WHAT TO PRODUCE
Copy exactly the lines from the start of the material through the line with "const xDecades = [0.001, 0.01, 0.1, 1, 10];". Pictures stay out of the copy.

━━━ INFORMATION SUPPLIED ━━━

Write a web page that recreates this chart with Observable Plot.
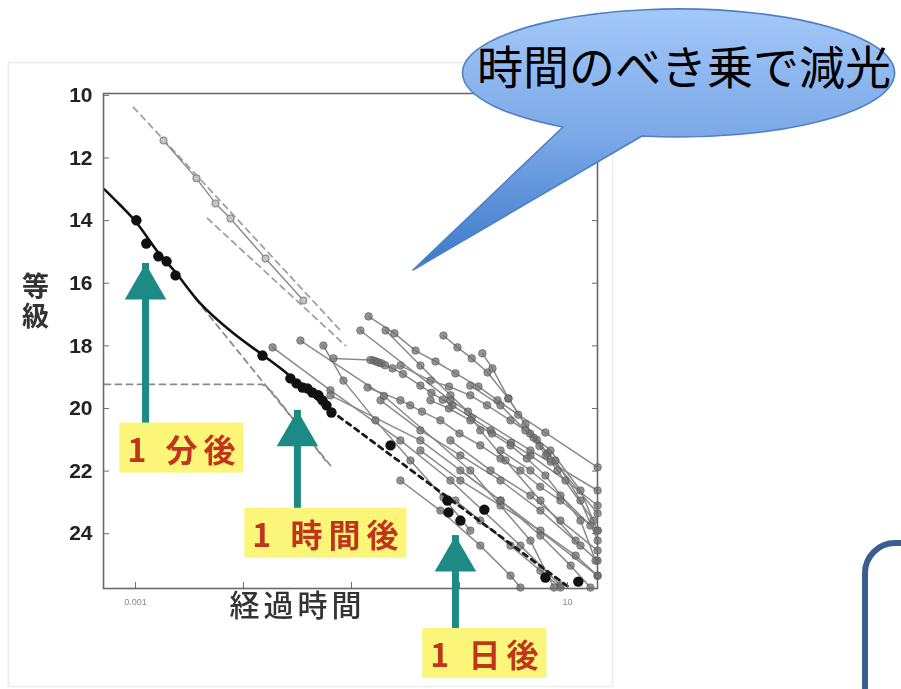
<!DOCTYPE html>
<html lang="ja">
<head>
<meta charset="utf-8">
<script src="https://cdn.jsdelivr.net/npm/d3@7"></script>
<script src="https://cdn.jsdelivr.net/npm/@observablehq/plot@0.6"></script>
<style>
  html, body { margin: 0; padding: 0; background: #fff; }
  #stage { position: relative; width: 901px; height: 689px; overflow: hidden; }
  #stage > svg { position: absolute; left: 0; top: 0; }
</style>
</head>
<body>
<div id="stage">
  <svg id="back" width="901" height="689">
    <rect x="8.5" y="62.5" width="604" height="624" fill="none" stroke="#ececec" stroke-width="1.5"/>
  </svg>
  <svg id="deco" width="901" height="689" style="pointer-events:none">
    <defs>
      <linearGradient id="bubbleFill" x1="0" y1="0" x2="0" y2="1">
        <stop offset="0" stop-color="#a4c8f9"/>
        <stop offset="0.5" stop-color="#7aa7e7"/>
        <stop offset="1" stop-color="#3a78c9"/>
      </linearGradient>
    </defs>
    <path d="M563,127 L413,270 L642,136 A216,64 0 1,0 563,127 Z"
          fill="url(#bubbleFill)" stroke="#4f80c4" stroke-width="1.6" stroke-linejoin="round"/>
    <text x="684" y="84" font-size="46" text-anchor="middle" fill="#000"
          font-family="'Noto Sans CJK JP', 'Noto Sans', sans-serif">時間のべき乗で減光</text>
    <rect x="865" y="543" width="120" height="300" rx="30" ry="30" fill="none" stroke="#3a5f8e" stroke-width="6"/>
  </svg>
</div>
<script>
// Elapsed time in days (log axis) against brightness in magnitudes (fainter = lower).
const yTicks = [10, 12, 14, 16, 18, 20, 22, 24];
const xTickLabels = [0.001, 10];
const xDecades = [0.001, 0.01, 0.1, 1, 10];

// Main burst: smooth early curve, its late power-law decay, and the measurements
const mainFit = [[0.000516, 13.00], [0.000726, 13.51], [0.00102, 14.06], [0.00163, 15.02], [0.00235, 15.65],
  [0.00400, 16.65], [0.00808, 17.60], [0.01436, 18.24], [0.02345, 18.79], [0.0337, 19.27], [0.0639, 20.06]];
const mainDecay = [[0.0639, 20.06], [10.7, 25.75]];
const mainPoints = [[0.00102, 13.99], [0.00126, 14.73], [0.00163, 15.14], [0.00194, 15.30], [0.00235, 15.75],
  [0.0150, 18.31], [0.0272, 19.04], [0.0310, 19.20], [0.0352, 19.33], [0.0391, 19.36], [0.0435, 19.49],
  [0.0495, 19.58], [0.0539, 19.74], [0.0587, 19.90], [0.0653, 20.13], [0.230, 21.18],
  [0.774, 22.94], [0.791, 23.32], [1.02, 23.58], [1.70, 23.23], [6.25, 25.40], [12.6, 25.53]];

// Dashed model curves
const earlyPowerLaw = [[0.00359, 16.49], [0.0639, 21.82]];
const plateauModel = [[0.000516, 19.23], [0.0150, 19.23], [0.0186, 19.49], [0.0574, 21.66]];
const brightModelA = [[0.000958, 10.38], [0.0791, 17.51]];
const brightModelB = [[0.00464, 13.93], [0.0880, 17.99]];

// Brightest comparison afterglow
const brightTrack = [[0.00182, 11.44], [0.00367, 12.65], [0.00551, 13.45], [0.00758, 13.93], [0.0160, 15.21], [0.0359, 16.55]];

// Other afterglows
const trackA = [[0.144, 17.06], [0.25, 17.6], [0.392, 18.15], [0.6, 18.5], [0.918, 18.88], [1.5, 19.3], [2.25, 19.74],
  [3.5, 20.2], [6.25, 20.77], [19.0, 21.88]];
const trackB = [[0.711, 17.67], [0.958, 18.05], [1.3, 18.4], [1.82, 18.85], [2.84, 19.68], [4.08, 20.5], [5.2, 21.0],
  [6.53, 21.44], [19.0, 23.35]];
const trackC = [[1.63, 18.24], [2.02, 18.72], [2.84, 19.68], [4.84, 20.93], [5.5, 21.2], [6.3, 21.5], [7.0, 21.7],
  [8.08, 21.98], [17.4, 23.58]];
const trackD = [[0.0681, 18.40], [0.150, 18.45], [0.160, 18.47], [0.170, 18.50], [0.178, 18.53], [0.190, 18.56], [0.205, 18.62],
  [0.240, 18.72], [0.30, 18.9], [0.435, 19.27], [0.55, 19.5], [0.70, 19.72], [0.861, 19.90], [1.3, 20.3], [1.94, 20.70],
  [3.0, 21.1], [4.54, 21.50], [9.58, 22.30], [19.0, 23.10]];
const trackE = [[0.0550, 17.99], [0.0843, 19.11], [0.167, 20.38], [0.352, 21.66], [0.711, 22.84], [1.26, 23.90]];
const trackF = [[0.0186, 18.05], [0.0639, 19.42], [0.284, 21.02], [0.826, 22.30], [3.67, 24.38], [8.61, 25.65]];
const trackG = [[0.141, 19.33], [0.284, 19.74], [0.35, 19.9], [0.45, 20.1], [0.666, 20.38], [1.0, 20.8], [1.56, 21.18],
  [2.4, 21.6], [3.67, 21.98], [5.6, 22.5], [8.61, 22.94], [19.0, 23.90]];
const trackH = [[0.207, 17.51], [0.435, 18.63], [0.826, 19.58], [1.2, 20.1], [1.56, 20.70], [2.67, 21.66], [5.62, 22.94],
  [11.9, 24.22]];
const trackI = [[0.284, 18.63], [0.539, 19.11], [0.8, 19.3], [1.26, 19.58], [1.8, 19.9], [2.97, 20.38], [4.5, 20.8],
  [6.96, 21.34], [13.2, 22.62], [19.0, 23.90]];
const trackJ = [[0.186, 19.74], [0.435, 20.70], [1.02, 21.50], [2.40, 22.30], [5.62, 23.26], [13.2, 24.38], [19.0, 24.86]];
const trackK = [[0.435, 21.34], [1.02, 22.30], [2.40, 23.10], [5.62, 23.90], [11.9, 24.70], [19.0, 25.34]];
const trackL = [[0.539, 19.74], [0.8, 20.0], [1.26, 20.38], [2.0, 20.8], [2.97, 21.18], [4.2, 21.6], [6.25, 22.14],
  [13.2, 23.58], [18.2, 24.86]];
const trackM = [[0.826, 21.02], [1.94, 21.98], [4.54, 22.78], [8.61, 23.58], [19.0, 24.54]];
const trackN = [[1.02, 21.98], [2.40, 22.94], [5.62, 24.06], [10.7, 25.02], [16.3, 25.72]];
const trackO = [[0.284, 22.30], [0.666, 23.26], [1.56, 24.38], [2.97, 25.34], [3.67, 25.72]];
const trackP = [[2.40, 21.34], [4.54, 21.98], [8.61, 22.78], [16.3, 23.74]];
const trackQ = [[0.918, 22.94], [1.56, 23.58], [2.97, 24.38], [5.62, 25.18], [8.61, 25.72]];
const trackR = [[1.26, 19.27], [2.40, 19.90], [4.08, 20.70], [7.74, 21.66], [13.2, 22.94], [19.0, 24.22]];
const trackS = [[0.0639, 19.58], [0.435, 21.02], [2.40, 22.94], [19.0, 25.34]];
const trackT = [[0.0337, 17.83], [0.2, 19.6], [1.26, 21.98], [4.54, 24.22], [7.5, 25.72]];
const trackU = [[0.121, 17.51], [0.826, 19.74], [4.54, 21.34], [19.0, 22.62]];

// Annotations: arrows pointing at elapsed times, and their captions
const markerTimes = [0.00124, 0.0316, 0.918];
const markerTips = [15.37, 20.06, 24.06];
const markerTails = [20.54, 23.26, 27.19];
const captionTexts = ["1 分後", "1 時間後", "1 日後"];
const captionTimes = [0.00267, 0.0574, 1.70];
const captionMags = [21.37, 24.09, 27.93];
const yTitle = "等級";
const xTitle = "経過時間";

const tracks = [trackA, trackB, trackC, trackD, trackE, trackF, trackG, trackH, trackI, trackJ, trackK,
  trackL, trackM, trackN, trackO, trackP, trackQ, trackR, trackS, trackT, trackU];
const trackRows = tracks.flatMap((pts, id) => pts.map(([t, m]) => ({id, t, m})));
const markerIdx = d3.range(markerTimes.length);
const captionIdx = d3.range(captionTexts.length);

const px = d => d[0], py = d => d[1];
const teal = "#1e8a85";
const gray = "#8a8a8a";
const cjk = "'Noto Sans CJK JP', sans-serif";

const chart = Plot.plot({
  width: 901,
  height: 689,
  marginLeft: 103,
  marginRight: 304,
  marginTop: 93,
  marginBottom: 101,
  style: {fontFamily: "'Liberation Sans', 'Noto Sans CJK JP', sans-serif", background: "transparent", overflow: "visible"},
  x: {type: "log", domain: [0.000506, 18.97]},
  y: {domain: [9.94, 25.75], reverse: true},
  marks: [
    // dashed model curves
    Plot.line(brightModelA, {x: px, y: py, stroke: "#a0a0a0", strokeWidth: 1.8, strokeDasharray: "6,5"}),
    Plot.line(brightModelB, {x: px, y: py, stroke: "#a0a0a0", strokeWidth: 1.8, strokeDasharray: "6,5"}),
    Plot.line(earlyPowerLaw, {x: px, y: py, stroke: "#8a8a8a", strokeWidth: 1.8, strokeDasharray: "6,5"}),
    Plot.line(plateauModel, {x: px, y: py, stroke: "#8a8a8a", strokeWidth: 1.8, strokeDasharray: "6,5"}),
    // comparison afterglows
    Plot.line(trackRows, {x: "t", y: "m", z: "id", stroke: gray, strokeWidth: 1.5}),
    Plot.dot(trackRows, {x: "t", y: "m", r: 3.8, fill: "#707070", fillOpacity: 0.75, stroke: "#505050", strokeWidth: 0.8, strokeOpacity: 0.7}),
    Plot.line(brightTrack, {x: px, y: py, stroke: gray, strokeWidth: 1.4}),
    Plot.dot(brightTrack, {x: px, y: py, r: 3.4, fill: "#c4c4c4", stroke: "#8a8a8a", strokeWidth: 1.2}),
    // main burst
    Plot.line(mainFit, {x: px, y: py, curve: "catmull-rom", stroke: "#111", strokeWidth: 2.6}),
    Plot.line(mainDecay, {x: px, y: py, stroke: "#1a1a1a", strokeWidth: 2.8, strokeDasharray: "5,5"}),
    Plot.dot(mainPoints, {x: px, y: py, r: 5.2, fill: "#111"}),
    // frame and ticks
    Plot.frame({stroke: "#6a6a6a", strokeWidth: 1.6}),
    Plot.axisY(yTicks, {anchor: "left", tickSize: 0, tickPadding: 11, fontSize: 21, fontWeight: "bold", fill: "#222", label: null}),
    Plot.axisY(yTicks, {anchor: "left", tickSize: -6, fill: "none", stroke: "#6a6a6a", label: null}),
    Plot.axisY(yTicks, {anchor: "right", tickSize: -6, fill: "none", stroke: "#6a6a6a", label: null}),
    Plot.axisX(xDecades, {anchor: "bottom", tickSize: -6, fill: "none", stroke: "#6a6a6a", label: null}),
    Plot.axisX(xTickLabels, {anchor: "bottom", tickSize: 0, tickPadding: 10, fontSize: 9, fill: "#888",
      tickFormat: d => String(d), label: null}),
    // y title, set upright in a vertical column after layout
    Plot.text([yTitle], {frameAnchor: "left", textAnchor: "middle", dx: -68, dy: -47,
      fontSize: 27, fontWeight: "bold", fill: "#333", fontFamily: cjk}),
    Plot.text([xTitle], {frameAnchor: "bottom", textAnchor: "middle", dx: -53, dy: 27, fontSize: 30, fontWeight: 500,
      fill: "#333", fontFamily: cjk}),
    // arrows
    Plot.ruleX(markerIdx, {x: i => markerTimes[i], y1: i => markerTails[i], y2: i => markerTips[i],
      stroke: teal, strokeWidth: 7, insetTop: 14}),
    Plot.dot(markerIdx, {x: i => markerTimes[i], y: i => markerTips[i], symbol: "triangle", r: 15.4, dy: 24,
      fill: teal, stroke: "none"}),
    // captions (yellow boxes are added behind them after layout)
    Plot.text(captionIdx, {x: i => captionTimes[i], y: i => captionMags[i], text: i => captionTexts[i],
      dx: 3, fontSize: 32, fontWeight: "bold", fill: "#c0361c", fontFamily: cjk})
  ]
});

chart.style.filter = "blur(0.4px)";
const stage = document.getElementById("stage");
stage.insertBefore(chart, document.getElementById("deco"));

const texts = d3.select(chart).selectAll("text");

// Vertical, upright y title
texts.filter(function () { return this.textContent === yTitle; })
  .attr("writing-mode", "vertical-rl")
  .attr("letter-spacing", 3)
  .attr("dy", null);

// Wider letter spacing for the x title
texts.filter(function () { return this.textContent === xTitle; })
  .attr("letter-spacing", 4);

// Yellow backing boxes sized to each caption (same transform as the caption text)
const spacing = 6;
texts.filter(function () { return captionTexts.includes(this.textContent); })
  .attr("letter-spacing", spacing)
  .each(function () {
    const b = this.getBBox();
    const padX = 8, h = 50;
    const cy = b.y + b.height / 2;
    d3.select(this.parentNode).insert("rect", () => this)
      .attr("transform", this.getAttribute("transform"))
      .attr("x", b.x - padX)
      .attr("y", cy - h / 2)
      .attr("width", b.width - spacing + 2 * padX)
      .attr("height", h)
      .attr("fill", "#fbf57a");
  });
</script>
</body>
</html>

━━━

EXERCISE SOLUTION
Write a web page that recreates this chart with Observable Plot.
<!DOCTYPE html>
<html lang="ja">
<head>
<meta charset="utf-8">
<script src="https://cdn.jsdelivr.net/npm/d3@7"></script>
<script src="https://cdn.jsdelivr.net/npm/@observablehq/plot@0.6"></script>
<style>
  html, body { margin: 0; padding: 0; background: #fff; }
  #stage { position: relative; width: 901px; height: 689px; overflow: hidden; }
  #stage > svg { position: absolute; left: 0; top: 0; }
</style>
</head>
<body>
<div id="stage">
  <svg id="back" width="901" height="689">
    <rect x="8.5" y="62.5" width="604" height="624" fill="none" stroke="#ececec" stroke-width="1.5"/>
  </svg>
  <svg id="deco" width="901" height="689" style="pointer-events:none">
    <defs>
      <linearGradient id="bubbleFill" x1="0" y1="0" x2="0" y2="1">
        <stop offset="0" stop-color="#a4c8f9"/>
        <stop offset="0.5" stop-color="#7aa7e7"/>
        <stop offset="1" stop-color="#3a78c9"/>
      </linearGradient>
    </defs>
    <path d="M563,127 L413,270 L642,136 A216,64 0 1,0 563,127 Z"
          fill="url(#bubbleFill)" stroke="#4f80c4" stroke-width="1.6" stroke-linejoin="round"/>
    <text x="684" y="84" font-size="46" text-anchor="middle" fill="#000"
          font-family="'Noto Sans CJK JP', 'Noto Sans', sans-serif">時間のべき乗で減光</text>
    <rect x="865" y="543" width="120" height="300" rx="30" ry="30" fill="none" stroke="#3a5f8e" stroke-width="6"/>
  </svg>
</div>
<script>
// Elapsed time in days (log axis) against brightness in magnitudes (fainter = lower).
const yTicks = [10, 12, 14, 16, 18, 20, 22, 24];
const xTickLabels = [0.001, 10];
const xDecades = [0.001, 0.01, 0.1, 1, 10];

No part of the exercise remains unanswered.